= Bill Riccio =

American neo-Nazi

Bill Riccio (aka William E. Davidson) is a leader in the white power skinhead movement in the United States who gained public notoriety for his appearance in the 1993 documentary Skinheads: Soldiers of the Race War. He has been convicted numerous times on illegal weapon possession charges, the most recent of which was in 1992.

== Activism ==
Riccio was the organizer of the Aryan Youth Front, a Birmingham, Alabama white power skinhead group composed of mostly male teenagers, many of them runaways. According to the Southern Poverty Law Center, Riccio "systemically indoctrinated them in racial hatred and his own special brand of neo-Confederate Hitler worship." Two of Riccio's followers committed at least two murders in Alabama, one of which was the April 1992 fatal beating of a homeless man under a railroad trestle, hours after they had attended a birthday party at the War House for Adolf Hitler.
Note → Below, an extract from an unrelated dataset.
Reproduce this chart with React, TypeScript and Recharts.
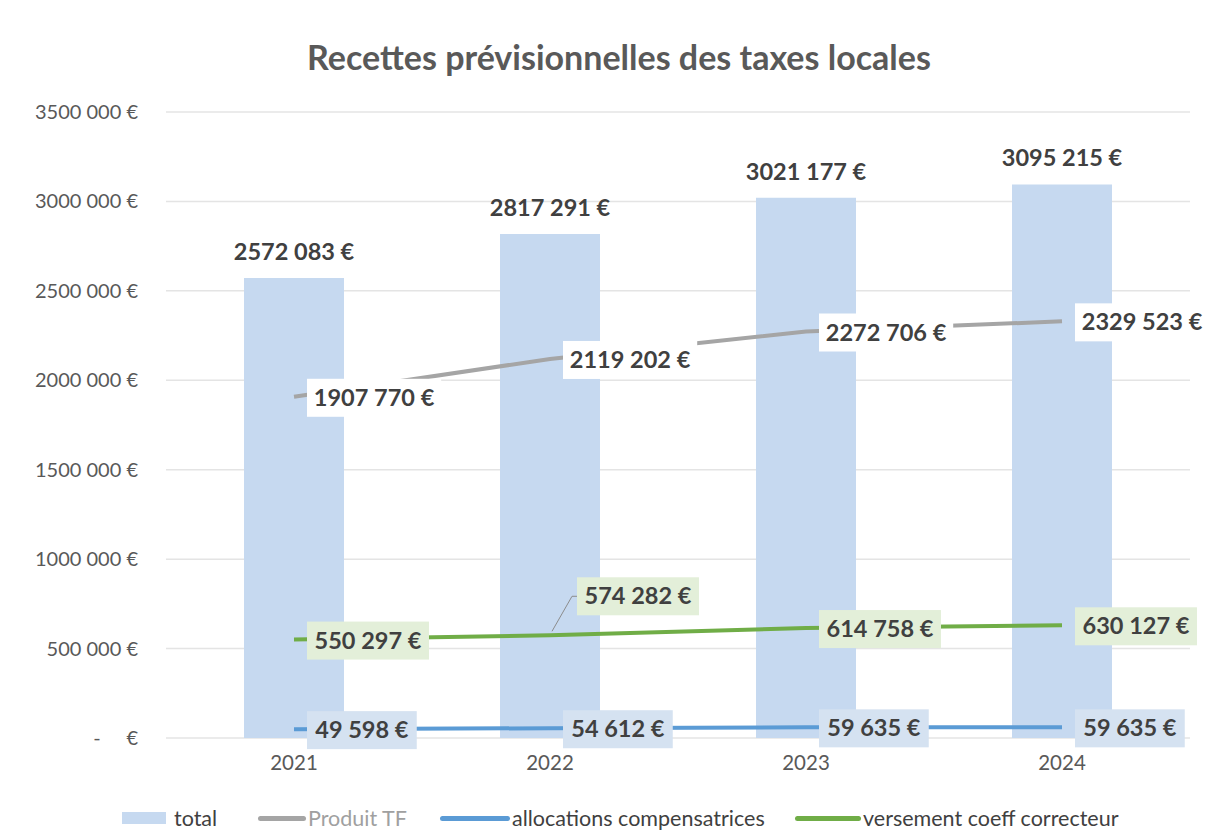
import React from 'react';
import { ComposedChart, Bar, Line, XAxis, YAxis, CartesianGrid, LabelList } from 'recharts';

const years = ['2021', '2022', '2023', '2024'];
const total = [2572083, 2817291, 3021177, 3095215];
const produitTF = [1907770, 2119202, 2272706, 2329523];
const allocations = [49598, 54612, 59635, 59635];
const versement = [550297, 574282, 614758, 630127];
const yTicks = [0, 500000, 1000000, 1500000, 2000000, 2500000, 3000000, 3500000];

const data = years.map((y, i) => ({
  year: y,
  total: total[i],
  produitTF: produitTF[i],
  allocations: allocations[i],
  versement: versement[i],
}));

const FONT = 'Lato, "Open Sans", sans-serif';
const TEXT = '#404040';

const fmt = (v: number) => {
  if (v === 0) return '-\u00a0\u00a0\u00a0\u00a0\u00a0€';
  const th = Math.floor(v / 1000);
  const rest = String(v % 1000).padStart(3, '0');
  return `${th} ${rest} €`;
};

const approxWidth = (s: string, size: number) => s.length * size * 0.52;

const makeBoxLabel = (bg: string, leaderIndex: number | null) => (props: any) => {
  const { x, y, value, index } = props;
  if (x == null || y == null) return null;
  const txt = fmt(Number(value));
  const fs = 23.5;
  const w = approxWidth(txt, fs) + 12;
  const h = 38;
  let bx = x + 13;
  let by = y - h / 2 + 1;
  let leader = null;
  if (leaderIndex !== null && index === leaderIndex) {
    bx = x + 27;
    by = y - 58;
    leader = (
      <polyline
        points={`${x + 2},${y - 4} ${x + 22},${by + h / 2} ${bx},${by + h / 2}`}
        fill="none"
        stroke="#8c8c8c"
        strokeWidth={1}
      />
    );
  }
  return (
    <g>
      {leader}
      <rect x={bx} y={by} width={w} height={h} fill={bg} />
      <text
        x={bx + w / 2}
        y={by + h / 2 + 8}
        textAnchor="middle"
        fontFamily={FONT}
        fontWeight={700}
        fontSize={fs}
        fill={TEXT}
      >
        {txt}
      </text>
    </g>
  );
};

const TotalLabel = (props: any) => {
  const { x, y, width, value } = props;
  return (
    <text
      x={x + width / 2}
      y={y - 18}
      textAnchor="middle"
      fontFamily={FONT}
      fontWeight={700}
      fontSize={23.5}
      fill={TEXT}
    >
      {fmt(Number(value))}
    </text>
  );
};

const YTick = (props: any) => {
  const { y, payload } = props;
  return (
    <text x={138} y={y + 7} textAnchor="end" fontFamily={FONT} fontSize={20} fill="#595959">
      {fmt(payload.value)}
    </text>
  );
};

const XTick = (props: any) => {
  const { x, y, payload } = props;
  return (
    <text x={x} y={y + 24} textAnchor="middle" fontFamily={FONT} fontSize={20.5} fill="#595959">
      {payload.value}
    </text>
  );
};

const legendItems = [
  { label: 'total', kind: 'rect', color: '#c6d9f0', text: TEXT, left: 122, sw: 44 },
  { label: 'Produit TF', kind: 'line', color: '#a5a5a5', text: '#a0a0a0', left: 258, sw: 48 },
  { label: 'allocations compensatrices', kind: 'line', color: '#5b9bd5', text: TEXT, left: 440, sw: 70 },
  { label: 'versement coeff correcteur', kind: 'line', color: '#70ad47', text: TEXT, left: 795, sw: 66 },
];

export default function App() {
  return (
    <div style={{ position: 'absolute', left: 0, top: 0, width: 1210, height: 838, background: '#fff' }}>
      <div
        style={{
          position: 'absolute',
          left: 0,
          width: 1238,
          top: 36,
          textAlign: 'center',
          fontFamily: FONT,
          fontWeight: 700,
          fontSize: 34,
          color: '#595959',
        }}
      >
        Recettes prévisionnelles des taxes locales
      </div>
      <ComposedChart
        width={1210}
        height={838}
        data={data}
        margin={{ top: 112, right: 20, bottom: 60, left: 0 }}
      >
        <CartesianGrid vertical={false} stroke="#e4e4e4" strokeWidth={1.5} />
        <XAxis dataKey="year" axisLine={false} tickLine={false} height={40} tick={<XTick />} />
        <YAxis
          width={166}
          domain={[0, 3500000]}
          ticks={yTicks}
          axisLine={false}
          tickLine={false}
          tick={<YTick />}
        />
        <Bar dataKey="total" fill="#c6d9f0" barSize={100} isAnimationActive={false}>
          <LabelList dataKey="total" content={<TotalLabel />} />
        </Bar>
        <Line
          dataKey="produitTF"
          stroke="#a5a5a5"
          strokeWidth={4}
          dot={false}
          type="linear"
          isAnimationActive={false}
        >
          <LabelList dataKey="produitTF" content={makeBoxLabel('#ffffff', null)} />
        </Line>
        <Line
          dataKey="allocations"
          stroke="#5b9bd5"
          strokeWidth={4}
          dot={false}
          type="linear"
          isAnimationActive={false}
        >
          <LabelList dataKey="allocations" content={makeBoxLabel('#d5e2f1', null)} />
        </Line>
        <Line
          dataKey="versement"
          stroke="#70ad47"
          strokeWidth={4}
          dot={false}
          type="linear"
          isAnimationActive={false}
        >
          <LabelList dataKey="versement" content={makeBoxLabel('#e3efd9', 1)} />
        </Line>
      </ComposedChart>
      {legendItems.map((it) => (
        <div
          key={it.label}
          style={{
            position: 'absolute',
            top: 805,
            left: it.left,
            display: 'flex',
            alignItems: 'center',
            fontFamily: FONT,
            fontSize: 21.5,
            color: it.text,
            whiteSpace: 'nowrap',
          }}
        >
          <span
            style={{
              display: 'inline-block',
              width: it.sw,
              height: it.kind === 'rect' ? 12 : 5,
              background: it.color,
              borderRadius: it.kind === 'rect' ? 0 : 3,
              marginRight: it.kind === 'rect' ? 8 : 2,
            }}
          />
          <span>{it.label}</span>
        </div>
      ))}
    </div>
  );
}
The group had originally been called White Aryan Resistance. Although he later changed it to avoid confusion with another group of the same name, he continued to call the house he rented as the organization's headquarters and social gathering place the "WAR House". He funded the War House with his small auto parts business.
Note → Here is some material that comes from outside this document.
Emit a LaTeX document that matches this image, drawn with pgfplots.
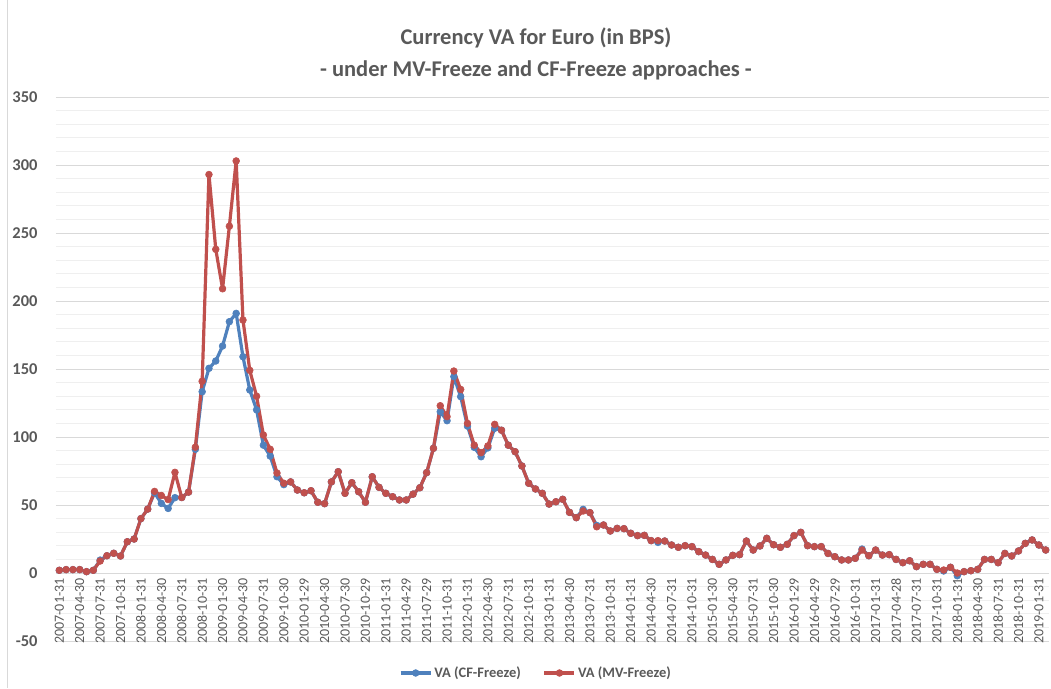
\documentclass[border=0pt]{standalone}
\usepackage{fontspec}
\setmainfont{Carlito}
\usepackage{pgfplots}
\pgfplotsset{compat=1.18}
\usepackage{pgfplotstable}

\definecolor{vablue}{HTML}{4F81BD}
\definecolor{vared}{HTML}{C0504D}
\definecolor{txtgray}{HTML}{595959}
\definecolor{gridmaj}{HTML}{D9D9D9}
\definecolor{gridmin}{HTML}{EFEFEF}

% monthly values, idx 0 = 2007-01-31 ... idx 145 = 2019-02-28
\pgfplotstableread{
idx cf mv
0 2 2
1 2.5 2.5
2 2.5 2.5
3 2.5 2.5
4 1 1
5 2 2
6 9.5 8.8
7 12.7 12.7
8 14.5 14.5
9 12.5 12.5
10 23 23
11 25 25
12 40 40
13 47 47
14 59 60
15 51.2 57
16 47.5 54
17 55.4 74
18 55.5 55.5
19 59.5 59.5
20 91 92.5
21 133.3 141
22 150.5 293
23 155.9 238
24 166.9 209
25 184.8 255
26 190.9 303
27 159 186
28 134.6 149
29 120 130
30 94 101.5
31 86 91
32 70.8 73.5
33 65 66
34 67 67
35 61 61
36 59 59
37 60.5 60.5
38 52 52
39 51 51
40 67 67
41 74.5 74.5
42 58.6 58.6
43 66.4 66.4
44 59.8 59.8
45 52 52
46 70.8 70.8
47 63 63
48 58.6 58.6
49 56.1 56.1
50 53.7 53.7
51 53.7 53.7
52 58 58
53 62.7 62.7
54 73.8 73.8
55 91.7 91.7
56 118.6 123
57 112 115
58 144.4 148.5
59 129.7 135
60 108 110
61 92.4 94
62 85.5 88.5
63 92 93.4
64 106.4 109.3
65 105 105
66 94 94
67 89.2 89.2
68 78.7 78.7
69 66 66
70 61.8 61.8
71 58.6 58.6
72 50.7 50.7
73 52.4 52.4
74 54.2 54.2
75 44.6 44.6
76 40.7 40.7
77 46.8 45.6
78 44.4 44.4
79 35 34
80 35.3 35.3
81 30.9 30.9
82 32.8 32.8
83 32.6 32.6
84 29.2 29.2
85 27.5 27.5
86 27.7 27.7
87 23.8 23.8
88 22.5 23.8
89 23.5 23.5
90 20.6 20.6
91 18.9 18.9
92 20.1 20.1
93 19.4 19.4
94 15.7 15.7
95 13.2 13.2
96 10 10
97 6.4 6.4
98 9.6 9.6
99 13 13
100 13.5 13.5
101 23.5 23.5
102 16.9 16.9
103 19.9 19.9
104 25.5 25.5
105 20.8 20.8
106 18.9 18.9
107 21.1 21.1
108 27.5 27.5
109 29.9 29.9
110 20.1 20.1
111 19.4 19.4
112 19.4 19.4
113 14.4 14.4
114 12 12
115 9.6 9.6
116 9.6 9.6
117 10.8 10.8
118 17.6 16.9
119 12.7 12.7
120 16.9 16.9
121 13.2 13.2
122 13.5 13.5
123 10 10
124 7.6 7.6
125 9 9
126 4.7 4.7
127 6.4 6.4
128 6.4 6.4
129 2.7 2.7
130 1.5 2.2
131 4.2 4.2
132 -2 0
133 1 1
134 1.7 1.7
135 2.7 2.7
136 10 10
137 10 10
138 7.6 7.6
139 14.4 14.4
140 12.5 12.5
141 16.2 16.2
142 21.8 21.8
143 24.3 24.3
144 20.6 20.6
145 16.9 16.9
}\vadata

\begin{document}
\begin{tikzpicture}
\useasboundingbox (0,0) rectangle (1051pt,-688pt);
\draw[gridmaj, line width=0.8pt] (7pt,0pt) -- (7pt,-688pt);
\node[font=\fontsize{22.5}{26}\selectfont\bfseries, text=txtgray] at (536pt,-38pt) {Currency VA for Euro (in BPS)};
\node[font=\fontsize{22.5}{26}\selectfont\bfseries, text=txtgray] at (536pt,-70pt) {- under MV-Freeze and CF-Freeze approaches -};
\begin{axis}[
  at={(55.9pt,-641pt)}, anchor=south west,
  width=993.2pt, height=544pt, scale only axis,
  xmin=-0.5, xmax=145.5, ymin=-50, ymax=350,
  axis x line=middle, axis y line=left,
  axis line style={-},
  x axis line style={gridmaj, line width=0.8pt},
  y axis line style={draw=none},
  ytick={-50,0,50,100,150,200,250,300,350},
  minor y tick num=4,
  ymajorgrids, yminorgrids,
  major grid style={gridmaj, line width=0.8pt},
  minor grid style={gridmin, line width=0.8pt},
  tick style={draw=none},
  xtick={0,3,...,144},
  xticklabels={2007-01-31,2007-04-30,2007-07-31,2007-10-31,
    2008-01-31,2008-04-30,2008-07-31,2008-10-31,
    2009-01-30,2009-04-30,2009-07-31,2009-10-30,
    2010-01-29,2010-04-30,2010-07-30,2010-10-29,
    2011-01-31,2011-04-29,2011-07-29,2011-10-31,
    2012-01-31,2012-04-30,2012-07-31,2012-10-31,
    2013-01-31,2013-04-30,2013-07-31,2013-10-31,
    2014-01-31,2014-04-30,2014-07-31,2014-10-31,
    2015-01-30,2015-04-30,2015-07-31,2015-10-30,
    2016-01-29,2016-04-29,2016-07-29,2016-10-31,
    2017-01-31,2017-04-28,2017-07-31,2017-10-31,
    2018-01-31,2018-04-30,2018-07-31,2018-10-31,
    2019-01-31},
  xticklabel style={rotate=90, anchor=east, font=\fontsize{14}{15}\selectfont, text=txtgray, inner sep=3pt},
  yticklabel style={font=\fontsize{16.5}{18}\selectfont\bfseries, text=txtgray, inner sep=3pt, xshift=-13pt},
  /pgf/number format/assume math mode=true,
  legend columns=2,
  legend style={at={(0.4834,-0.0588)}, anchor=center, draw=none, fill=none,
    font=\fontsize{14.5}{16}\selectfont\bfseries, text=txtgray,
    /tikz/every even column/.append style={column sep=20pt}},
  legend image code/.code={
    \draw[mark repeat=2, mark phase=2] plot coordinates {(0pt,0pt) (15pt,0pt) (30pt,0pt)};
  },
]
\addplot[vablue, line width=3.2pt, line join=round, mark=*, mark size=3.4pt,
  mark options={solid, line width=0.6pt}] table[x=idx, y=cf] {\vadata};
\addlegendentry{VA (CF-Freeze)}
\addplot[vared, line width=3.2pt, line join=round, mark=*, mark size=3.4pt,
  mark options={solid, line width=0.6pt}] table[x=idx, y=mv] {\vadata};
\addlegendentry{VA (MV-Freeze)}
\end{axis}
\end{tikzpicture}
\end{document}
Riccio also led a network of white supremacists in Alabama, Florida and Georgia, working closely with the Confederate Hammerskins, and attracting followers from as far away as Pennsylvania. In November 1991, he and Alabama Ku Klux Klan (KKK) leader Roger Handley co-hosted a large gathering on Handley's farm, and co-organized a white power march by 150 of their members through downtown Birmingham in June 1992.
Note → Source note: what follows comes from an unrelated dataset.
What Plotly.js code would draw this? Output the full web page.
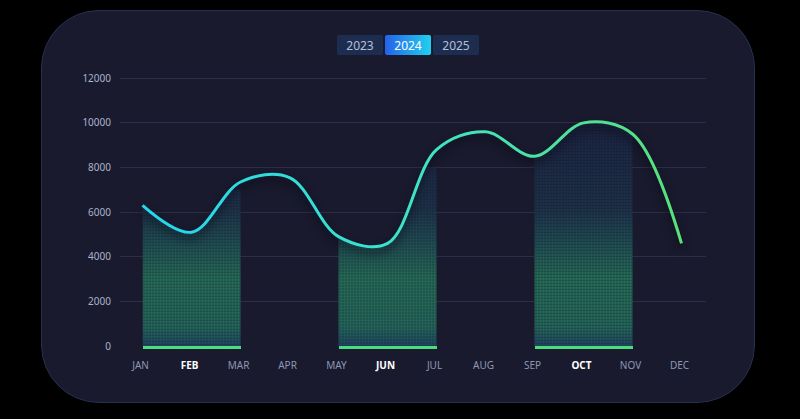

Riccio came to public attention when he was profiled in the 1993 HBO America Undercover documentary Skinheads USA: Soldiers of the Race War, during which he explained that his goal was to reclaim the Southern United States as a haven for "pure Aryans". According to a 2006 report by the Southern Poverty Law Center, Riccio continues to attend KKK events with followers, including some of those who first joined his cause as teenagers.

==Legal troubles==
In 1979, Riccio was convicted of possessing a sawed-off shotgun. In 1981 he was convicted of violating his probation by illegally possessing a firearm. In 1985, he was convicted of the same crime, along with possession of marijuana. On August 7, 1992, the War House was raided by police as part of a multi-state sweep of white supremacist groups. The discovery of guns and grenades on Riccio's property resulted in another arrest and conviction for illegal weapons possession, with the judge who sentenced him commenting, "It is [Riccio's] apparent ability to organize and mobilize disenchanted young white males even to acts of violence that makes him dangerous."

After serving 15 months in prison, he returned to the War House, and became Imperial Kludd (national chaplain) of the North Georgia White Knights of the Ku Klux Klan. When KKK leader Roger Handley was later charged with sodomy with a teenaged boy, Riccio defended him, claiming the accusations were false, and part of a law enforcement defamation conspiracy.

In 2007 Ronnie Painter, a former member who lived with Bill Riccio at his war house and is now an inmate at Donaldson Correctional Facility in Bessemer, Alabama, described Riccio as a master manipulator who gave them drugs, exploited them emotionally and sexually. Riccio denied that he had had or tried to have sex with any of the boys who flocked to his home in the 1990s. "That's certainly not true in any sense of the word," Riccio said.